Creating Cardinality Statistics for a View

User Guide > Performance Tuning > Creating Cardinality Statistics for Cost-Based Optimization > Creating Cardinality Statistics for a View

If you intend to use the view for caching, you can collect cardinality statistics for it.

Note: You must set up the cache before you define the cardinality statistics gathering profile. See Setting Up Caching for more information.

For the TDV parallel option, you must gather statistics for the column that is the numeric simple key for the view. This column should be either the one identified as the primary key column by the execution plan, or the primary key that you have defined using the Indexes tab.

To collect cardinality statistics for a view

1. From the resource tree, open the view for which you want to collect cardinality statistics.

2. Select the Caching tab.

3. Click Create Cache.

For more information on creating a cache, see Caching to a File Target.

4. If required by Studio, define the Cardinality Statistics for the data source. For more information, see Creating Cardinality Statistics on a Data Source.

5. Select the Cardinality Statistics tab for the view.

6. Click Create Statistics.

7. Check Enable to allow use of the gathered table statistics to optimize execution plans.

You do not need to check the Enable check box to configure statistics gathering, but you do need to check that box for the optimizer to use the statistics. To disable statistics gathering and use of existing statistics, clear the Enable check box and save.

8. Optionally, define cardinality override settings:

— Minimum Cardinality—The minimum number of returned rows you would expect from a SQL SELECT on this table. Zero (0) is a valid number.

— Maximum Cardinality—The maximum number of rows the resource could return.

— Expected Cardinality—Typical number of unique rows returned from this table.

9. Specify the schedule for collecting cardinality statistics: On Cache Refresh or Manual. You can use the Gather Now button at any time.

10. Optional. Set the Statistics Gathering Timeout value.

When the table statistics gathering timeout is set to “-1” the data source statistics gathering timeout is used. A value of 0 (the default) indicates that there is no time limit.

If the statistics processing is already returning data from a full table scan, the timeout setting does not stop processing immediately; instead, the timeout triggers an attempt to make statistical estimates based on the subset of data already returned.

11. Specify your table statistics gathering preferences:

— None—Do not gather statistics for the table.

— Use datasource settings—Gather statistics according to the definitions specified for this data source.

— Gather table boundary statistics—Performs SELECT COUNT (*) on each specified table to count its rows.

— Specify gathering for specific columns—Control statistics gathering column by column.

12. Optionally, select the Specify gathering for specific columns option and then specify column gathering rules and manipulate the values for MIN, MAX, and distinct.

a. In the Gathering Rule column, double-click to select one of the first two options in the table below to gather statistics.

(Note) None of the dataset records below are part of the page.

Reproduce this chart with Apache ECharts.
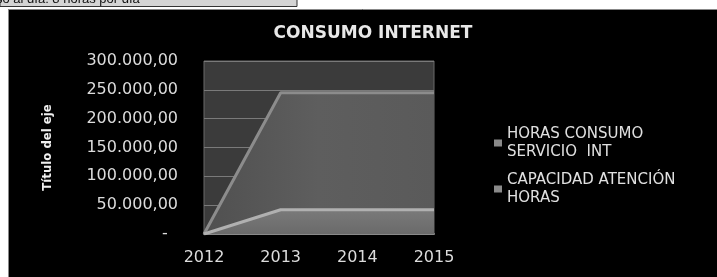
<!DOCTYPE html>
<html><head><meta charset="utf-8">
<script src="https://cdn.jsdelivr.net/npm/echarts@6/dist/echarts.min.js"></script>
<style>html,body{margin:0;padding:0;background:#fff}#c{width:717px;height:277px}</style>
</head><body><div id="c"></div>
<script>
var years = ['2012', '2013', '2014', '2015'];
var horasConsumo = [0, 42000, 42000, 42000];
var capacidadAtencion = [0, 245000, 245000, 245000];
var seriesNames = ['HORAS CONSUMO\nSERVICIO  INT', 'CAPACIDAD ATENCIÓN\nHORAS'];
var yTicks = {min: 0, max: 300000, interval: 50000};

function fmt(v) {
  if (v === 0) return '-  ';
  var s = String(Math.round(v)).replace(/\B(?=(\d{3})+(?!\d))/g, '.');
  return s + ',00';
}
var chart = echarts.init(document.getElementById('c'));
var font = '"DejaVu Sans", "Open Sans", sans-serif';
chart.setOption({
  backgroundColor: '#000',
  animation: false,
  title: {
    text: 'CONSUMO INTERNET', left: 368, top: 20, textAlign: 'center',
    textStyle: {color: '#e8e8e8', fontSize: 17, fontWeight: 'bold', fontFamily: font}
  },
  graphic: [
    {type: 'rect', shape: {x: 0, y: 0, width: 717, height: 9}, style: {fill: '#fff'}, z: 100},
    {type: 'rect', shape: {x: 0, y: 0, width: 8, height: 277}, style: {fill: '#fff'}, z: 100},
    {type: 'line', shape: {x1: 8, y1: 9.5, x2: 717, y2: 9.5}, style: {stroke: '#888', lineWidth: 1}, z: 101},
    {type: 'line', shape: {x1: 8.5, y1: 9, x2: 8.5, y2: 277}, style: {stroke: '#888', lineWidth: 1}, z: 101},
    {type: 'rect', shape: {x: 0, y: -1, width: 297, height: 7.5}, style: {fill: '#d4d4d4', stroke: '#333', lineWidth: 1}, z: 102},
    {type: 'text', x: -4, y: -7, style: {text: 'so al día: 8 horas por día', fill: '#111', font: '13px "Liberation Sans", Arial, sans-serif'}, z: 103}
  ],
  legend: {
    orient: 'vertical', left: 489, top: 120, itemWidth: 8, itemHeight: 7, itemGap: 10,
    data: [
      {name: seriesNames[0], icon: 'rect', itemStyle: {color: '#8a8a8a'}},
      {name: seriesNames[1], icon: 'rect', itemStyle: {color: '#8a8a8a'}}
    ],
    textStyle: {color: '#e0e0e0', fontSize: 15, fontFamily: font, lineHeight: 18}
  },
  grid: {left: 204, right: 283, top: 61, bottom: 43, show: true, backgroundColor: '#3b3b3b', borderColor: '#6a6a6a', borderWidth: 1},
  xAxis: {
    type: 'category', data: years, boundaryGap: false,
    axisLine: {show: true, lineStyle: {color: '#8a8a8a', width: 2}},
    axisTick: {show: false},
    axisLabel: {color: '#dcdcdc', fontSize: 16, margin: 16, fontFamily: font}
  },
  yAxis: {
    type: 'value', min: yTicks.min, max: yTicks.max, interval: yTicks.interval,
    name: 'Título del eje', nameLocation: 'middle', nameGap: 150,
    nameTextStyle: {color: '#f0f0f0', fontSize: 13, fontWeight: 'bold', fontFamily: '"Liberation Sans Narrow", "DejaVu Sans Condensed", sans-serif'},
    axisLine: {show: false}, axisTick: {show: false},
    axisLabel: {color: '#dcdcdc', fontSize: 16, margin: 26, fontFamily: font, formatter: fmt},
    splitLine: {lineStyle: {color: '#7a7a7a', width: 1}}
  },
  series: [
    {
      name: seriesNames[1], type: 'line', data: capacidadAtencion, symbol: 'none', z: 2,
      lineStyle: {color: '#8c8c8c', width: 3},
      areaStyle: {opacity: 1, color: {type: 'linear', x: 0, y: 0, x2: 1, y2: 0, colorStops: [{offset: 0, color: '#505050'}, {offset: 0.5, color: '#5e5e5e'}, {offset: 1, color: '#5a5a5a'}]}}
    },
    {
      name: seriesNames[0], type: 'line', data: horasConsumo, symbol: 'none', z: 3,
      lineStyle: {color: '#b0b0b0', width: 3},
      areaStyle: {opacity: 1, color: {type: 'linear', x: 0, y: 0, x2: 0, y2: 1, colorStops: [{offset: 0, color: '#7a7a7a'}, {offset: 1, color: '#6a6a6a'}]}}
    }
  ]
});
</script></body></html>
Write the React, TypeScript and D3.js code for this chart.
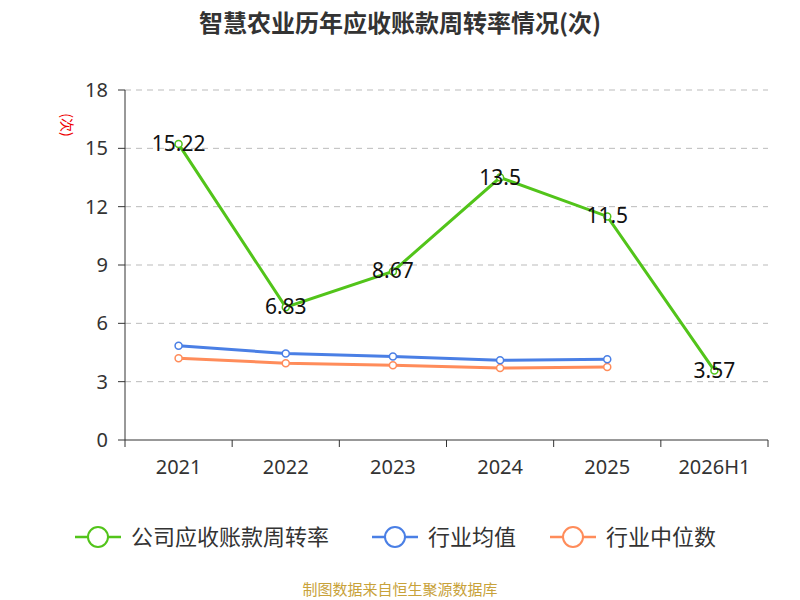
import React from "react";
import * as d3 from "d3";

const categories = ["2021", "2022", "2023", "2024", "2025", "2026H1"];
const company = [15.22, 6.83, 8.67, 13.5, 11.5, 3.57];
const industryAvg = [4.85, 4.45, 4.3, 4.1, 4.15];
const industryMedian = [4.2, 3.95, 3.85, 3.7, 3.75];
const yTicks = [0, 3, 6, 9, 12, 15, 18];

export default function App() {
  const W = 800, H = 600;
  const x = d3.scaleBand<string>().domain(categories).range([125, 768]);
  const y = d3.scaleLinear().domain([0, 18]).range([440, 90]);
  const cx = (i: number) => (x(categories[i]) as number) + x.bandwidth() / 2;
  const line = d3.line<number>().x((_, i) => cx(i)).y((d) => y(d));
  const font = "'Noto Sans CJK SC', 'Noto Sans', sans-serif";
  const num = "'Noto Sans', 'DejaVu Sans', sans-serif";
  const series = [
    { data: company, color: "#52c41a", name: "公司应收账款周转率" },
    { data: industryAvg, color: "#4a7fe5", name: "行业均值" },
    { data: industryMedian, color: "#ff8c5a", name: "行业中位数" },
  ];
  const legendX = [75, 372, 550];
  return (
    <svg width={W} height={H} style={{ position: "absolute", left: 0, top: 0, fontFamily: font }}>
      <rect width={W} height={H} fill="#fff" />
      <text x={400} y={32} textAnchor="middle" fontSize={24} fontWeight="bold" fill="#333">
        智慧农业历年应收账款周转率情况(次)
      </text>
      <text x={62} y={125} fontSize={14} fill="#e00" textAnchor="middle" transform="rotate(90 62 125)">(次)</text>
      {yTicks.map((t) => (
        <g key={t}>
          {t > 0 && <line x1={125} x2={768} y1={y(t)} y2={y(t)} stroke="#bbb" strokeDasharray="6,5" />}
          <line x1={118} x2={125} y1={y(t)} y2={y(t)} stroke="#333" />
          <text x={108} y={y(t) + 7} textAnchor="end" fontSize={20} fill="#333" fontFamily={num}>{t}</text>
        </g>
      ))}
      <line x1={125} x2={125} y1={90} y2={440} stroke="#333" />
      <line x1={125} x2={768} y1={440} y2={440} stroke="#333" />
      {categories.map((c, i) => (
        <g key={c}>
          <line x1={(x(c) as number)} x2={(x(c) as number)} y1={440} y2={447} stroke="#333" />
          <text x={cx(i)} y={474} textAnchor="middle" fontSize={20} fill="#333" fontFamily={num}>{c}</text>
        </g>
      ))}
      <line x1={768} x2={768} y1={440} y2={447} stroke="#333" />
      {series.slice().reverse().map((s) => (
        <g key={s.name}>
          <path d={line(s.data) || ""} fill="none" stroke={s.color} strokeWidth={3} />
          {s.data.map((d, i) => (
            <circle key={i} cx={cx(i)} cy={y(d)} r={3.5} fill="#fff" stroke={s.color} strokeWidth={1.5} />
          ))}
        </g>
      ))}
      {company.map((d, i) => (
        <text key={i} x={cx(i)} y={y(d) + 7} textAnchor="middle" fontSize={21} fill="#111" fontFamily={num}>{d}</text>
      ))}
      {series.map((s, i) => (
        <g key={s.name} transform={`translate(${legendX[i]},537)`}>
          <line x1={0} x2={46} y1={0} y2={0} stroke={s.color} strokeWidth={2.5} />
          <circle cx={23} cy={0} r={10} fill="#fff" stroke={s.color} strokeWidth={2} />
          <text x={56} y={8} fontSize={22} fill="#333">{s.name}</text>
        </g>
      ))}
      <text x={400} y={595} textAnchor="middle" fontSize={15} fill="#c8a23a">制图数据来自恒生聚源数据库</text>
    </svg>
  );
}
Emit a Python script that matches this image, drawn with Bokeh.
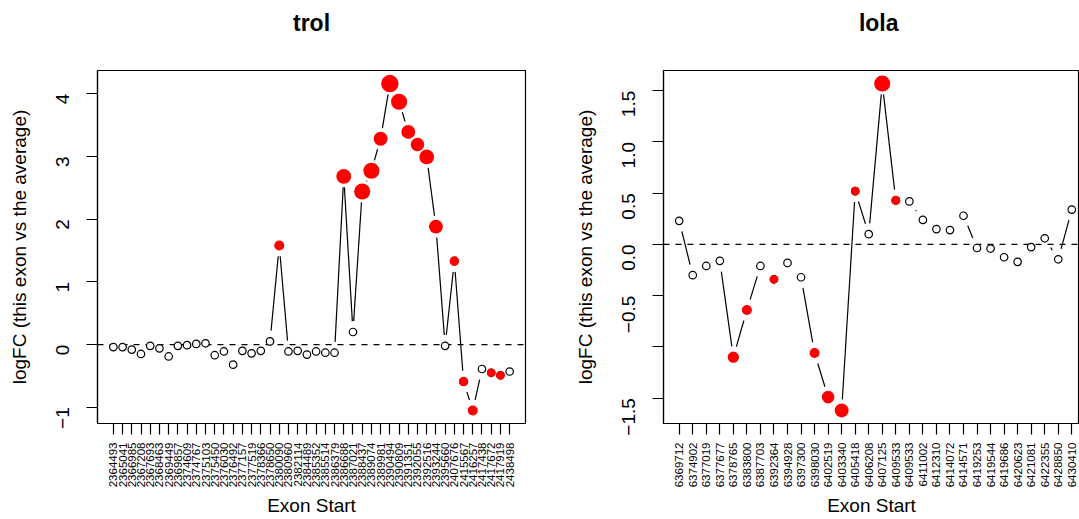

Gathering Rule Option	Choose to...
Gather all statistics	Collects all other statistics plus a full table scan of numeric data types to build a histogram. Or, builds a full string index for string data types. BLOB, CLOB and other data types that yield meaningless statistical data is not configurable for statistical evaluation.
Gather boundary statistics	Collect table boundary statistics and gather minimum and maximum, and count distinct values for numeric data types. For string data types, calculate the number of distinct values for tables with fewer than ten thousand rows. To reduce the cost of gathering statistics for column boundaries, apply one or more assumptions.
Do not gather statistics	Stop gathering statistics on the column (default).

b. Use one or more of the following fields to override and avoid processing of statistics in the database.

This can be a valuable way to avoid gathering column boundary statistics and have TDV use the values you specify when the queries are run.

When TDV gathers statistics, it retrieves all data from the source and builds a histogram and string index based on this data. This operation can be expensive, depending on the number of rows and columns, network bandwidth, and so on. If you have limited time for statistics gathering, overriding the values can be useful.

These column values are used to create a uniform distribution at run time for the evaluation of the selections. If a value is specified for a column, statistics are not gathered for that column.

— Minimum Value—An option to override the minimum value for the column.

— Maximum Value—An option to override the maximum value for the column.

— Distinct Count—An option to override the number of distinct values for the column.

— Num of Buckets—An option to increase or decrease the granularity of the statistics.

13. Save your selections.